Salvator Mundi: Via Crucis
Maybe He looked indeed
much as Rembrandt envisioned Him
in those small heads that seem in fact
portraits of more than a model.
A dark, still young, very intelligent face,
a soul-mirror gaze of deep understanding, unjudging.
That face, in extremis, would have clenched its teeth
in a grimace not shown in even the great crucifixions.
The burden of humanness (I begin to see) exacted from Him
that He taste also the humiliation of dread,
cold sweat of wanting to let the whole thing go,
like any mortal hero out of his depth,
like anyone who has taken a step too far
and wants herself back.
The painters, even the greatest, don't show how,
in the midnight Garden,
or staggering uphill under the weight of the Cross,
He went through with even the human longing
to simply cease, to not be.
Not torture of body,
not the hideous betrayals humans commit
nor the faithless weakness of friends, and surely
not the anticipation of death (not even, in agony's grip)
was Incarnation's heaviest weight,
but this sickened desire to renege,
to step back from what He, Who was God,
had promised Himself, and had entered
time and flesh to enact.
Sublime acceptance, to be absolute, had to have welled
up from those depths where purpose
drifted for mortal moments.
(Denise Levertov, New selected Poems, Bloodaxe, 2002, page 182)
One of the most important contributions to Western theology made by Jurgen Moltmann's seminal The Crucified God, was to recover confidence in the theology of the cross as a way of understanding the inner relations of love in the life of the Triune God, and to explore the nature of divine self-surrender through the experience of Jesus as God revealed in human flesh. The incarnation as an historic event, and as occasion for the outgoing redemptive love of God to a creation fallen, finite yet the object of eternal purpose and infinite love, opened for Moltmann and subsequent theological explorations, a rich seam of reflection on the nature of divine and human suffering. And in various occasions of reflection in his work, Moltmann takes with reverent seriousness and theological courage, the far reaches of meaning in the great cry of dereliction. The God-forsakenness of Jesus has its deepest echo in the heart of the Father, amplified by the Spirit, and borne as unutterable anguish constrained to the human words, "My God, why have you forsaken me?"
In his autobiography, A Broad Place, Moltmann tells of his experiences as a young soldier, the God forsakenness of young men cowering under air attack, and witnessing comrades shattered into oblivion before their eyes as bombs rained from the darkness. Such personal anguish can never be irrelevant to the developments of later theological reflection. In a border village in Austria is a beautiful modern church we visited some years ago while on a walking holiday. At the entrance is placed a War Memorial Plaque, in black marble, with a young soldier cradling his dying comrade. And in German the same words that are on countless similar plaques in British churches, "Greater love has no man than this, that a man lay down his life for his friends."

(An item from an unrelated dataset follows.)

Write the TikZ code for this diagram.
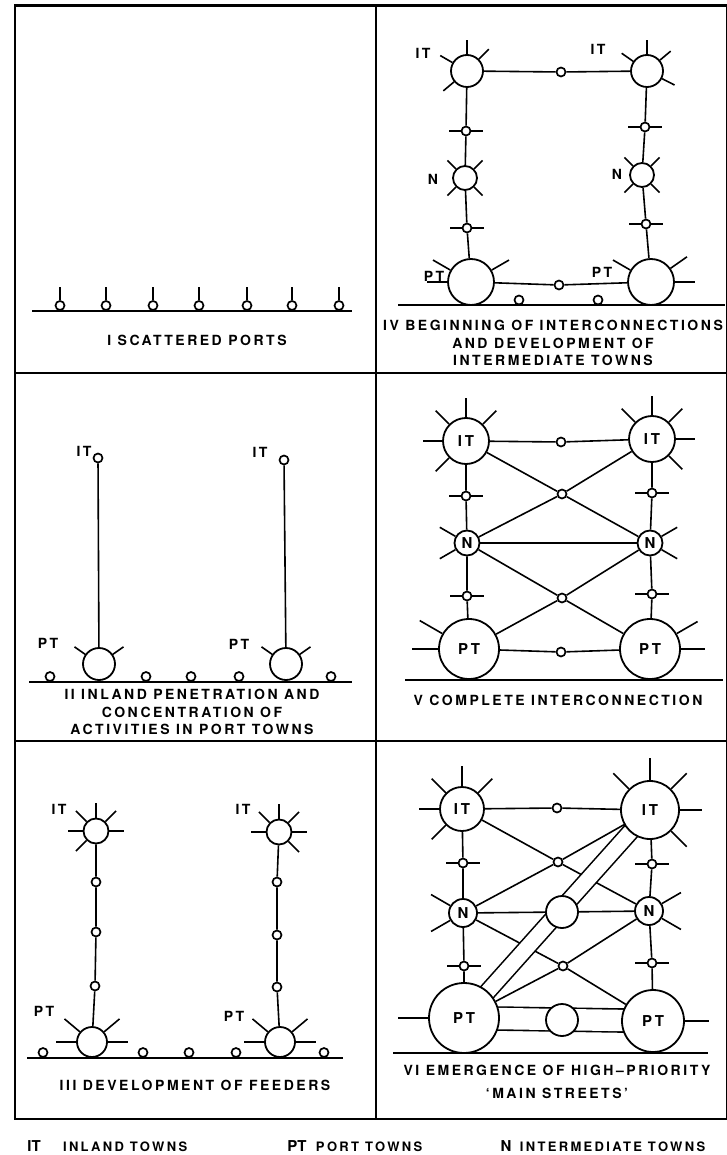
\documentclass[tikz,border=0pt]{standalone}
\usepackage{fontspec}
\newfontfamily\heros{TeX Gyre Heros}[LetterSpace=18]
\newfontfamily\herosplain{TeX Gyre Heros}
\usetikzlibrary{positioning, backgrounds}

% rays round a town, and the short cross bar through a stop
\newcommand\rays[3]{\foreach \a in {#2}{\draw[ray] (#1.\a) -- ++(\a:#3);}}
\newcommand\stopcross[1]{\draw[ray] (#1.west) -- ++(-12,0) (#1.east) -- ++(12,0);}

\begin{document}
\begin{tikzpicture}[x=1pt, y=1pt,
    town/.style={circle, draw, line width=1.8pt, fill=white, inner sep=0pt, font=\heros\bfseries\fontsize{15}{15}\selectfont},
    stop/.style={circle, draw, line width=1.7pt, fill=white, minimum size=9pt, inner sep=0pt},
    link/.style={line width=1.6pt},
    ray/.style={line width=1.6pt},
    ground/.style={line width=1.9pt},
    frame/.style={line width=2.4pt},
    band/.style={line width=1.6pt, double=white, double distance=#1},
    caption/.style={font=\heros\bfseries\fontsize{14}{17.5}\selectfont, align=center, inner sep=0pt},
    tag/.style={font=\heros\bfseries\fontsize{14}{14}\selectfont, inner sep=0pt},
    legtag/.style={font=\herosplain\bfseries\fontsize{15}{15}\selectfont, inner sep=0pt},
    legtext/.style={font=\heros\bfseries\fontsize{13}{13}\selectfont, inner sep=0pt},
  ]
    \useasboundingbox (0,0) rectangle (727,-1155);

    % frame
    \draw[frame] (15,-5.5) rectangle (727,-1119);
    \draw[frame] (376,-5.5) -- (376,-1119);
    \draw[frame] (15,-373) -- (727,-373);
    \draw[frame] (15,-741) -- (727,-741);

    % I
    \draw[ground] (32,-311) -- (352,-311);
    \foreach \x [count=\i] in {60,106,153,199,247,292,339}{
      \node[stop] (port1-\i) at (\x,-305.5) {};
      \draw[ray] (port1-\i.north) -- ++(0,13);
    }
    \node[caption] (cap1) at (197,-340) {I SCATTERED PORTS};

    % II
    \draw[ground] (29,-682) -- (352,-682);
    \node[town, minimum size=32pt] (pt2l) at (99,-664) {};
    \node[town, minimum size=32pt] (pt2r) at (286,-664) {};
    \node[stop] (it2l) at (98,-458) {};
    \node[stop] (it2r) at (284,-460) {};
    \draw[link] (it2l) -- (pt2l);
    \draw[link] (it2r) -- (pt2r);
    \rays{pt2l}{35,145}{13}
    \rays{pt2r}{35,145}{13}
    \foreach \x [count=\i] in {50,146,191,239,331}
      \node[stop] (port2-\i) at (\x,-676.5) {};
    \node[tag] (t2a) at (84,-451) {IT};
    \node[tag] (t2b) at (260,-452) {IT};
    \node[tag] (t2c) at (48,-643) {PT};
    \node[tag] (t2d) at (239,-644) {PT};
    \node[caption] (cap2) at (192,-712) {II INLAND PENETRATION AND\\CONCENTRATION OF\\ACTIVITIES IN PORT TOWNS};

    % III
    \draw[ground] (27,-1058) -- (343,-1058);
    \node[town, minimum size=25pt] (it3l) at (96,-831) {};
    \node[town, minimum size=25pt] (it3r) at (279,-832) {};
    \node[town, minimum size=30pt] (pt3l) at (92,-1042) {};
    \node[town, minimum size=30pt] (pt3r) at (280,-1042) {};
    \node[stop] (s3a) at (96,-882) {};
    \node[stop] (s3b) at (96,-932) {};
    \node[stop] (s3c) at (95,-986) {};
    \node[stop] (s3d) at (277,-882) {};
    \node[stop] (s3e) at (277,-935) {};
    \node[stop] (s3f) at (277,-987) {};
    \draw[link] (it3l) -- (s3a) (s3a) -- (s3b) (s3b) -- (s3c) (s3c) -- (pt3l);
    \draw[link] (it3r) -- (s3d) (s3d) -- (s3e) (s3e) -- (s3f) (s3f) -- (pt3r);
    \rays{it3l}{0,45,90,135,180,225}{15}
    \rays{it3r}{0,45,90,135,180,315}{15}
    \rays{pt3l}{0,40,140,180}{20}
    \rays{pt3r}{0,40,140,180}{20}
    \foreach \x [count=\i] in {43,143,189,236,324}
      \node[stop] (port3-\i) at (\x,-1052.5) {};
    \node[tag] (t3a) at (59,-809) {IT};
    \node[tag] (t3b) at (243,-809) {IT};
    \node[tag] (t3c) at (44,-1011) {PT};
    \node[tag] (t3d) at (234,-1016) {PT};
    \node[caption] (cap3) at (195,-1085) {III DEVELOPMENT OF FEEDERS};

    % IV
    \draw[ground] (398,-305) -- (725,-305);
    \node[town, minimum size=32pt] (it4l) at (467,-71) {};
    \node[town, minimum size=32pt] (it4r) at (647,-71) {};
    \node[town, minimum size=24pt] (n4l) at (465,-178) {};
    \node[town, minimum size=24pt] (n4r) at (642,-175) {};
    \node[town, minimum size=46pt] (pt4l) at (471,-282) {};
    \node[town, minimum size=46pt] (pt4r) at (651,-282) {};
    \node[stop] (s4t) at (561,-72) {};
    \node[stop] (s4a) at (466,-131) {};
    \node[stop] (s4b) at (467,-228) {};
    \node[stop] (s4c) at (645,-127) {};
    \node[stop] (s4d) at (646,-224) {};
    \node[stop] (s4m) at (559,-285) {};
    \node[stop] (port4-1) at (519,-300) {};
    \node[stop] (port4-2) at (598,-300) {};
    \draw[link] (it4l) -- (s4t) (s4t) -- (it4r);
    \draw[link] (it4l) -- (s4a) (s4a) -- (n4l) (n4l) -- (s4b) (s4b) -- (pt4l);
    \draw[link] (it4r) -- (s4c) (s4c) -- (n4r) (n4r) -- (s4d) (s4d) -- (pt4r);
    \draw[link] (pt4l) -- (s4m) (s4m) -- (pt4r);
    \rays{it4l}{45,90,150,220}{14}
    \rays{it4r}{333,40,90,145}{14}
    \rays{n4l}{45,135,225,315}{12}
    \rays{n4r}{45,135,225,315}{12}
    \rays{pt4l}{30,150,180}{20}
    \rays{pt4r}{0,35,150}{20}
    \stopcross{s4a} \stopcross{s4b} \stopcross{s4c} \stopcross{s4d}
    \node[tag] (t4a) at (423,-53) {IT};
    \node[tag] (t4b) at (598,-49) {IT};
    \node[tag] (t4c) at (433,-179) {N};
    \node[tag] (t4d) at (617,-174) {N};
    \node[tag] (t4e) at (434,-276) {PT};
    \node[tag] (t4f) at (602,-272) {PT};
    \node[caption] (cap4) at (553,-343) {IV BEGINNING OF INTERCONNECTIONS\\AND DEVELOPMENT OF\\INTERMEDIATE TOWNS};

    % V
    \draw[ground] (405,-680) -- (723,-680);
    \node[town, minimum size=46pt] (it5l) at (466,-441) {IT};
    \node[town, minimum size=46pt] (it5r) at (652,-439) {IT};
    \node[town, minimum size=25pt] (n5l) at (467,-543) {N};
    \node[town, minimum size=25pt] (n5r) at (650,-543) {N};
    \node[town, minimum size=60pt] (pt5l) at (469,-649) {PT};
    \node[town, minimum size=60pt] (pt5r) at (650,-649) {PT};
    \node[stop] (s5t) at (561,-442) {};
    \node[stop] (s5a) at (466,-496) {};
    \node[stop] (s5b) at (467,-596) {};
    \node[stop] (s5c) at (652,-493) {};
    \node[stop] (s5d) at (652,-594) {};
    \node[stop] (s5m) at (561,-652) {};
    \node[stop] (c5u) at (562,-494) {};
    \node[stop] (c5d) at (562,-598) {};
    \draw[link] (it5l) -- (s5t) (s5t) -- (it5r);
    \draw[link] (it5l) -- (s5a) (s5a) -- (n5l) (n5l) -- (s5b) (s5b) -- (pt5l);
    \draw[link] (it5r) -- (s5c) (s5c) -- (n5r) (n5r) -- (s5d) (s5d) -- (pt5r);
    \draw[link] (pt5l) -- (s5m) (s5m) -- (pt5r);
    \draw[link] (it5l) -- (c5u) (c5u) -- (n5r);
    \draw[link] (n5l) -- (c5u) (c5u) -- (it5r);
    \draw[link] (n5l) -- (n5r);
    \draw[link] (n5l) -- (c5d) (c5d) -- (pt5r);
    \draw[link] (pt5l) -- (c5d) (c5d) -- (n5r);
    \rays{it5l}{45,90,135,180,225}{19}
    \rays{it5r}{0,45,90,135,315}{19}
    \rays{n5l}{150,210}{18}
    \rays{n5r}{30,330}{18}
    \rays{pt5l}{150,180}{26}
    \rays{pt5r}{0,30}{24}
    \stopcross{s5a} \stopcross{s5b} \stopcross{s5c} \stopcross{s5d}
    \node[caption] (cap5) at (558,-700) {V COMPLETE INTERCONNECTION};

    % VI
    \draw[ground] (393,-1053) -- (708,-1053);
    \node[town, minimum size=44pt] (it6l) at (462,-809) {IT};
    \node[town, minimum size=58pt] (it6r) at (650,-810) {IT};
    \node[town, minimum size=28pt] (n6l) at (463,-913) {N};
    \node[town, minimum size=28pt] (n6r) at (649,-911) {N};
    \node[town, minimum size=70pt] (pt6l) at (464,-1018) {PT};
    \node[town, minimum size=62pt] (pt6r) at (653,-1021) {PT};
    \node[town, minimum size=32pt] (m6) at (562,-912) {};
    \node[town, minimum size=32pt] (m6b) at (562,-1020) {};
    \node[stop] (s6t) at (557,-808) {};
    \node[stop] (s6a) at (463,-863) {};
    \node[stop] (s6b) at (464,-966) {};
    \node[stop] (s6c) at (652,-864) {};
    \node[stop] (s6d) at (652,-963) {};
    \node[stop] (c6u) at (558,-862) {};
    \node[stop] (c6d) at (563,-966) {};
    \begin{scope}[on background layer]
      \draw[link] (it6l) -- (s6t) (s6t) -- (it6r);
      \draw[link] (it6l) -- (s6a) (s6a) -- (n6l) (n6l) -- (s6b) (s6b) -- (pt6l);
      \draw[link] (it6r) -- (s6c) (s6c) -- (n6r) (n6r) -- (s6d) (s6d) -- (pt6r);
      \draw[link] (it6l) -- (c6u) (c6u) -- (n6r);
      \draw[link] (n6l) -- (c6u) (c6u) -- (it6r);
      \draw[link] (n6l) -- (m6) (m6) -- (n6r);
      \draw[link] (n6l) -- (c6d) (c6d) -- (pt6r);
      \draw[link] (pt6l) -- (c6d) (c6d) -- (n6r);
      \draw[band=15pt] (pt6l.center) -- (it6r.center);
      \draw[band=21.4pt] (pt6l.center) -- (pt6r.center);
    \end{scope}
    \rays{it6l}{45,90,135,180,225}{20}
    \rays{it6r}{0,45,90,135,315}{22}
    \rays{n6l}{150,210}{22}
    \rays{n6r}{30,330}{22}
    \rays{pt6l}{180}{30}
    \rays{pt6r}{0}{24}
    \stopcross{s6a} \stopcross{s6b} \stopcross{s6c} \stopcross{s6d}
    \node[caption] (cap6) at (557,-1081.5) {VI EMERGENCE OF HIGH–PRIORITY\\[5.5pt]‘MAIN STREETS’};

    % legend
    \node[legtag] (lgit) at (34,-1146) {IT};
    \node[legtext, base right=22pt of lgit] (lgitt) {INLAND TOWNS};
    \node[legtag] (lgpt) at (297,-1146) {PT};
    \node[legtext, base right=9pt of lgpt] (lgptt) {PORT TOWNS};
    \node[legtag] (lgn) at (506,-1146) {N};
    \node[legtext, base right=8pt of lgn] (lgnt) {INTERMEDIATE TOWNS};
  \end{tikzpicture}
\end{document}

Good Friday is a complex intersection of emotion, memory, past pain, heightened awareness of loss, and for people of faith the puzzle we dare not try to solve, the holy enigma of God's broken heart, the tear of separation that signals ultimate bereavement, the grief of God. What makes it Good Friday is the love that is revealed yet mysterious, infinite yet personal, pushed to the utter limits of endurance, yet not giving in to
this sickened desire to renege,
to step back from what He, Who was God,
had promised Himself, and had entered
time and flesh to enact.
Levertov displays profound theological insight into the psychological anguish created by uncertainty, as inner resolve seems shattered by physical agony, and yet from somewhere deep in the truth of who God is, final purpose perseveres, "enduring the cross, despising the shame". Few poems idenytify with such precision, exactly what John meant when he said, "For God so loved the world….".